● **What is being asked**
In the material below, find all lines with the string "script" and copy them.

● **The input**
━━━━
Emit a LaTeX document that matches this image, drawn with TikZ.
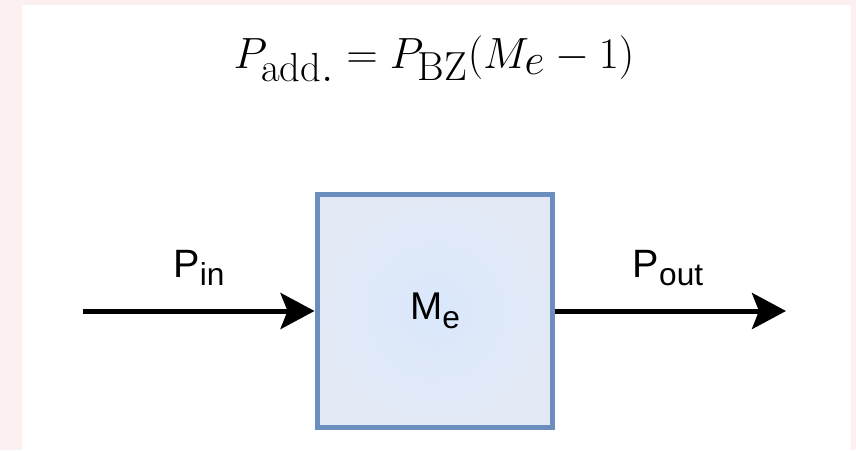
━━━━
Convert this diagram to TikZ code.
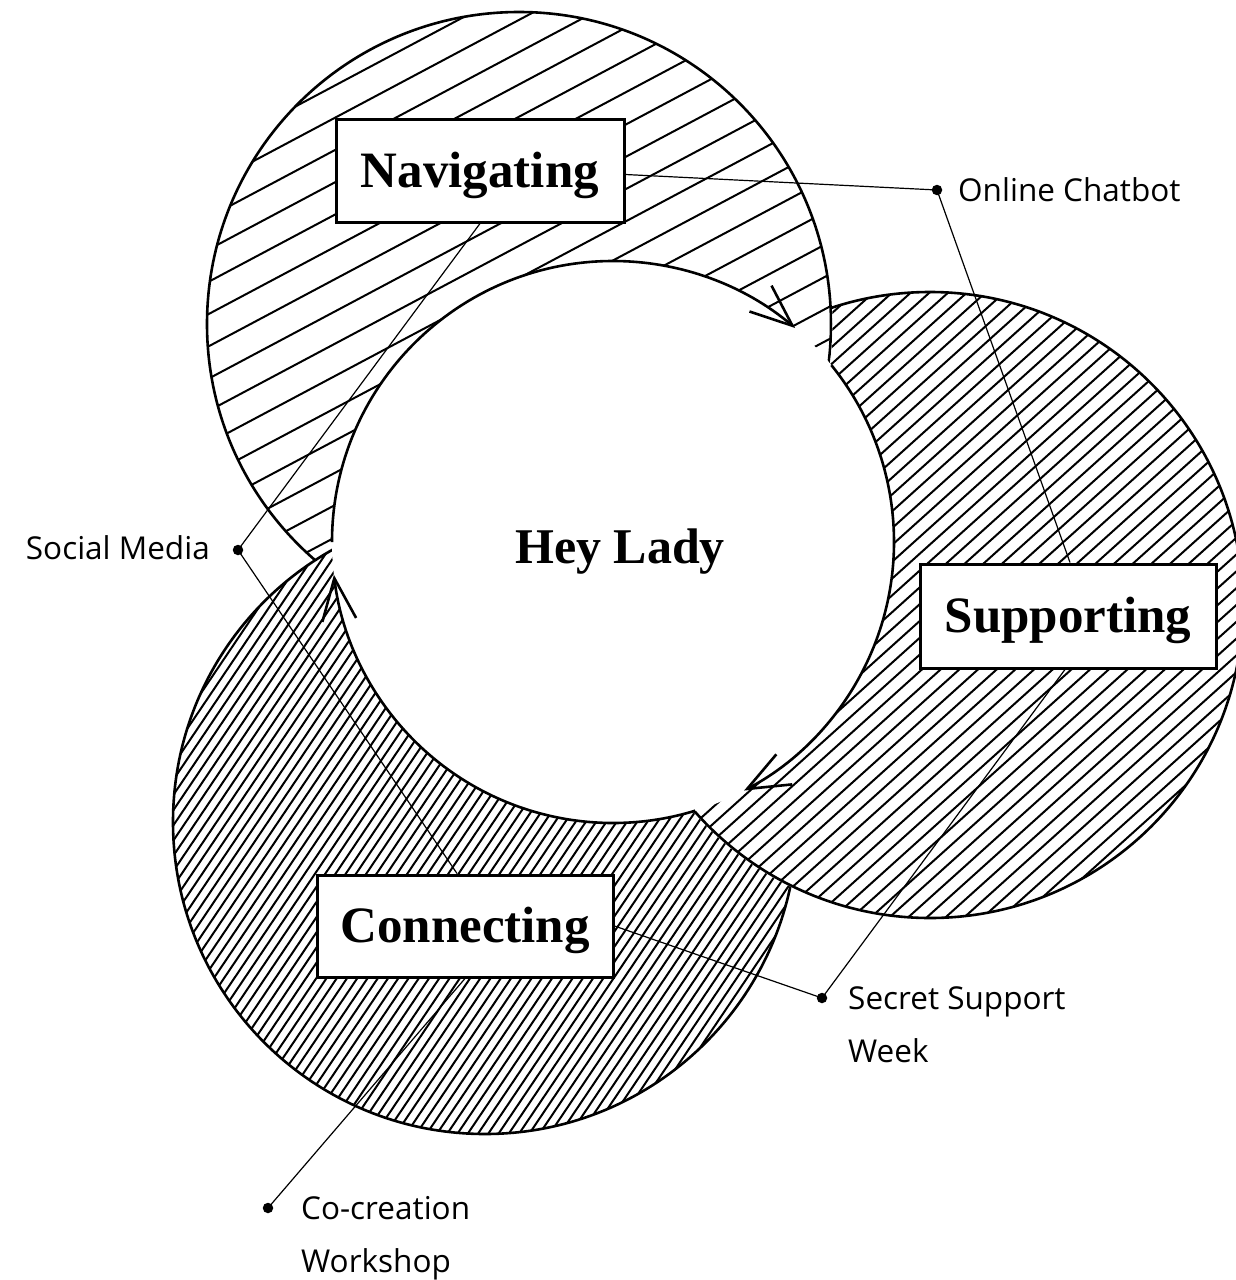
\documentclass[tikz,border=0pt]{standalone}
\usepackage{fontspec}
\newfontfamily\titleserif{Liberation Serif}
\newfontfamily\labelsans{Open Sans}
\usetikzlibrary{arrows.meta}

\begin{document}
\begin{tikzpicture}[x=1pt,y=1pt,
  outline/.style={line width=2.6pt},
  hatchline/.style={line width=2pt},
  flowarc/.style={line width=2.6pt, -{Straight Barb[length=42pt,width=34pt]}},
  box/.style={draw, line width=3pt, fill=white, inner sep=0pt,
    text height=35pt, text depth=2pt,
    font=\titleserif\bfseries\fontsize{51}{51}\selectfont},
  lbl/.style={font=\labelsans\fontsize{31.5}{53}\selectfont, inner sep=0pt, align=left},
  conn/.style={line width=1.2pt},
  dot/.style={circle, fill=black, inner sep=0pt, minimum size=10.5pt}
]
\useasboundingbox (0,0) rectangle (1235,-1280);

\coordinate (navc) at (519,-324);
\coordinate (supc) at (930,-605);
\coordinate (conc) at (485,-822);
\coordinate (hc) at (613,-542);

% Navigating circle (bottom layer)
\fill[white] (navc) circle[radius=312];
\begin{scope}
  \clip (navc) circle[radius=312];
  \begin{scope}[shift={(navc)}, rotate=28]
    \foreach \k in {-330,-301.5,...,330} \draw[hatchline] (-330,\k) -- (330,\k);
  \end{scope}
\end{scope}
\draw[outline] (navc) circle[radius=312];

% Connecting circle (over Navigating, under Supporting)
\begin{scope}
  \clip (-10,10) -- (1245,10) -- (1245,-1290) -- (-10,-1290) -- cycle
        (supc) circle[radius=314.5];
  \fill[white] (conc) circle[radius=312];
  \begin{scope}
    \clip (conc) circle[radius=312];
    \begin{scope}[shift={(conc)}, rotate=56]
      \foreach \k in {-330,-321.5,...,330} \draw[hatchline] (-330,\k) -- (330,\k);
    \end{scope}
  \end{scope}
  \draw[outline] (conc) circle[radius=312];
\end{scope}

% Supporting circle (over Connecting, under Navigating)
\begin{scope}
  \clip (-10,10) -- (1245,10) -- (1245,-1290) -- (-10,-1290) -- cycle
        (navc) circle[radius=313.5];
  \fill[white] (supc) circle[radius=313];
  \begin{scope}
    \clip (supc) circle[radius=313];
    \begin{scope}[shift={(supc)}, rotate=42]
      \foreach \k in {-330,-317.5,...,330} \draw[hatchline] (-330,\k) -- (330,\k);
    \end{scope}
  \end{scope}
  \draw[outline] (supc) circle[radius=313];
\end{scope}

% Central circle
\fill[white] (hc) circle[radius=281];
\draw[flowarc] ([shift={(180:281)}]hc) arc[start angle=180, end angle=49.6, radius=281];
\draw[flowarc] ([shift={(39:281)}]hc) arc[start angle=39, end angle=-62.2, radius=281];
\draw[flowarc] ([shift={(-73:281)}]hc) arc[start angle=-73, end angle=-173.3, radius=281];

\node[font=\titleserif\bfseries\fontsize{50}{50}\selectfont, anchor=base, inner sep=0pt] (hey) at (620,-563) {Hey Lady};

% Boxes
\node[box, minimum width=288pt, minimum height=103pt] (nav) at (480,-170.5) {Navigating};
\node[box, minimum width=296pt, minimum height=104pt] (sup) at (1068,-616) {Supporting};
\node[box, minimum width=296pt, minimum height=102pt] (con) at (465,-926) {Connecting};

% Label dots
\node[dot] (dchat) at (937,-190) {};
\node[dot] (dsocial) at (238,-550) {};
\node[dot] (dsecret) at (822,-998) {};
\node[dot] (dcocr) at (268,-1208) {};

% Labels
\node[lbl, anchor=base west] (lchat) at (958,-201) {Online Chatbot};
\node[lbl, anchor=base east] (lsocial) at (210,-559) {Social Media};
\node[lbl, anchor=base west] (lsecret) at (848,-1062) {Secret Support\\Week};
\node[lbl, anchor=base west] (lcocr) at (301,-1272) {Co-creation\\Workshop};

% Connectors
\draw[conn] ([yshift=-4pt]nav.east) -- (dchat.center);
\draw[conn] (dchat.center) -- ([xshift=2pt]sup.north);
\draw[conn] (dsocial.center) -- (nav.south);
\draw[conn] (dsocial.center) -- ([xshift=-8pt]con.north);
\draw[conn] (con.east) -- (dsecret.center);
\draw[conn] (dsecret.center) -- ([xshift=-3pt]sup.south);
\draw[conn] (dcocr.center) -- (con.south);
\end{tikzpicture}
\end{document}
━━━━
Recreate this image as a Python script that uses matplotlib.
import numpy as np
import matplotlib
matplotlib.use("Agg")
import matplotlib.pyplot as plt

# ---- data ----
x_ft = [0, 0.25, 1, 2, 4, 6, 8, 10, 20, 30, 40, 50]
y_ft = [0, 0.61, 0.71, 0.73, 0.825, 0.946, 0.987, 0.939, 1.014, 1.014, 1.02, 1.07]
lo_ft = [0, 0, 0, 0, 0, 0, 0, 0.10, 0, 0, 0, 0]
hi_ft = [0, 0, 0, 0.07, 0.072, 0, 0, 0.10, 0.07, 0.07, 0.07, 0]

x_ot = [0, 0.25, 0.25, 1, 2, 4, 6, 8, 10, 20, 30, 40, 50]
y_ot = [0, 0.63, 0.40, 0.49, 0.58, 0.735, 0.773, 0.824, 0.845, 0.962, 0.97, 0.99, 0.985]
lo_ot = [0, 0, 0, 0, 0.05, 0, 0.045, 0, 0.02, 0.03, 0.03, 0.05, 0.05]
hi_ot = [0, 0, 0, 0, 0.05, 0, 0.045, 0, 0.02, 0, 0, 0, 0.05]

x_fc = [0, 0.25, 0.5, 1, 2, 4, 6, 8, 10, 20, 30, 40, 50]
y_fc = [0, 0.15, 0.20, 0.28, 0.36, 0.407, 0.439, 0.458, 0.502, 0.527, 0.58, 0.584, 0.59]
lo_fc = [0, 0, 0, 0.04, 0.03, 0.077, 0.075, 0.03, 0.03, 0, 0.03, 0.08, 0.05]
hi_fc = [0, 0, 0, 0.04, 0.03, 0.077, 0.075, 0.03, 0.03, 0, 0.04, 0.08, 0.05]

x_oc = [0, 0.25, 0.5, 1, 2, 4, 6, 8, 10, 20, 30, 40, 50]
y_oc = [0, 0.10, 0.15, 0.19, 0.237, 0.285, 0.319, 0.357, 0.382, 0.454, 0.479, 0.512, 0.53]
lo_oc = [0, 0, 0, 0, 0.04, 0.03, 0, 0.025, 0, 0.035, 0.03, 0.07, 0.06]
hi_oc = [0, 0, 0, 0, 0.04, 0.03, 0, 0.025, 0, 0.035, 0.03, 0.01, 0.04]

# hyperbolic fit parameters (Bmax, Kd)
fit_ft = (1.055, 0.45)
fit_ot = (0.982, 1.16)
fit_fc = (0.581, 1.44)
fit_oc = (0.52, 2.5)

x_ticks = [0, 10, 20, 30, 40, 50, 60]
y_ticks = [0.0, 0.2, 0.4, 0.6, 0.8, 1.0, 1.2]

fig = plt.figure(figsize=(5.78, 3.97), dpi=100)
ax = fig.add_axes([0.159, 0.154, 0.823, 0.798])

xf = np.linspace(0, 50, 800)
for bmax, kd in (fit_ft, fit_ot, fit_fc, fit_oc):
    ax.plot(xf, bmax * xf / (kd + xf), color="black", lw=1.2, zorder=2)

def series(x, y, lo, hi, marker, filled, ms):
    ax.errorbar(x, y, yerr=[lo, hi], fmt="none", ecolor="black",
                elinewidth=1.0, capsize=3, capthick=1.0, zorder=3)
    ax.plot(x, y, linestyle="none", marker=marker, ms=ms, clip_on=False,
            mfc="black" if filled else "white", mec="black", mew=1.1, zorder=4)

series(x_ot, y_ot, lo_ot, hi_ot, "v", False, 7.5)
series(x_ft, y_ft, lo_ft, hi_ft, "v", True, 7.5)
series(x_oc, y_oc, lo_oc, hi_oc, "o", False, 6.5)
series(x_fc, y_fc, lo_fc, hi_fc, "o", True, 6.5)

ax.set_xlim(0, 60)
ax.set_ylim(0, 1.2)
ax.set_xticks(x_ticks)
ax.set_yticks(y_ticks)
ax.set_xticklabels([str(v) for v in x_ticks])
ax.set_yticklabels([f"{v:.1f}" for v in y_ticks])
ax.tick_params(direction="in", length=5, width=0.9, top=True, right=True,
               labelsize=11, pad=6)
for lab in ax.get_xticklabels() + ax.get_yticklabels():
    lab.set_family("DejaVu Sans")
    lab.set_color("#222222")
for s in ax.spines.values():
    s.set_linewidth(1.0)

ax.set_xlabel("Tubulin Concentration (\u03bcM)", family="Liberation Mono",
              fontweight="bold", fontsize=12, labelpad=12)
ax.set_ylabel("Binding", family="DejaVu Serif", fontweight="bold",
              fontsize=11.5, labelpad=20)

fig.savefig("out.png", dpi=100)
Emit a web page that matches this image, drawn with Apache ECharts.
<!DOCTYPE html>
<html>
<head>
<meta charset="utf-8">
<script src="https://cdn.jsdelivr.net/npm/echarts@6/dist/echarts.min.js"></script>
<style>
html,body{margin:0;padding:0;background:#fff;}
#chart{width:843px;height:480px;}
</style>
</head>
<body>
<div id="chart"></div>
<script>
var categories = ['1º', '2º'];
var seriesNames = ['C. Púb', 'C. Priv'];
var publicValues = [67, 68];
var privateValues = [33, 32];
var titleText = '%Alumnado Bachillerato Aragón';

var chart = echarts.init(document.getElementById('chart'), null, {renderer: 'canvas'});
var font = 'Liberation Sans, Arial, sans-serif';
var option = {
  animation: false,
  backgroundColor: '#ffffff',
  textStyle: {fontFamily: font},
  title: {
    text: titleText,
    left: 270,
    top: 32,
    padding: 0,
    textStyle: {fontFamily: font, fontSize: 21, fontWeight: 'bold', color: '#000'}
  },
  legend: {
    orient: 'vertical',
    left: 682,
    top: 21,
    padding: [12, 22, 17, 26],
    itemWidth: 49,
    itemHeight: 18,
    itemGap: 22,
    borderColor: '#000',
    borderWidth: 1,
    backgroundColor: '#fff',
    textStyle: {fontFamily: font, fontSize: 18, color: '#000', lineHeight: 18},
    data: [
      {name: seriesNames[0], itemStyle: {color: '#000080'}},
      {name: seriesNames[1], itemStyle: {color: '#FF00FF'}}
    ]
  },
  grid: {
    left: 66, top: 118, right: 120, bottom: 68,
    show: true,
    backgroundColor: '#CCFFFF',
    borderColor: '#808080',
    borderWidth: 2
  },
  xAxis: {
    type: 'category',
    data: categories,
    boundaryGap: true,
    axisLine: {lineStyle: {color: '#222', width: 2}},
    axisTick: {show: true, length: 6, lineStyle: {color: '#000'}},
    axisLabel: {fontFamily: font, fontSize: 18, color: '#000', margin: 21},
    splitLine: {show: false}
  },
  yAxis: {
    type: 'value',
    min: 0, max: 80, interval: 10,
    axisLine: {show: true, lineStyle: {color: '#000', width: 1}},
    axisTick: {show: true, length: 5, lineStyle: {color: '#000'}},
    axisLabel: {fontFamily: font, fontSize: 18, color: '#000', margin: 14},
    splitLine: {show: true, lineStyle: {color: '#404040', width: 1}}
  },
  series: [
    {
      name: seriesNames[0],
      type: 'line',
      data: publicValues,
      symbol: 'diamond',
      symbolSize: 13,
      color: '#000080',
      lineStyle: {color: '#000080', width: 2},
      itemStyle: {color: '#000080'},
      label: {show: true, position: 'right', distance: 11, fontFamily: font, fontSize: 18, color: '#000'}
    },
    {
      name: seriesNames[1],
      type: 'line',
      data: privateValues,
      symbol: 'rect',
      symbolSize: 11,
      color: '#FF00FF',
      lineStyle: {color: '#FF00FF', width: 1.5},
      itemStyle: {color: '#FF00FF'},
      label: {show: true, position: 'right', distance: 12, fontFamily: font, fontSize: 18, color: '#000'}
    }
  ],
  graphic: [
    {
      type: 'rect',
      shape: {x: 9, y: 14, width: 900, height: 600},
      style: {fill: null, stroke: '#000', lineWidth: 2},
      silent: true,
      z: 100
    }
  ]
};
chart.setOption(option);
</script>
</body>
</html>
━━━━
● **Solved problem**
Recreate this image as a Python script that uses matplotlib.
<script src="https://cdn.jsdelivr.net/npm/echarts@6/dist/echarts.min.js"></script>
<script>
</script>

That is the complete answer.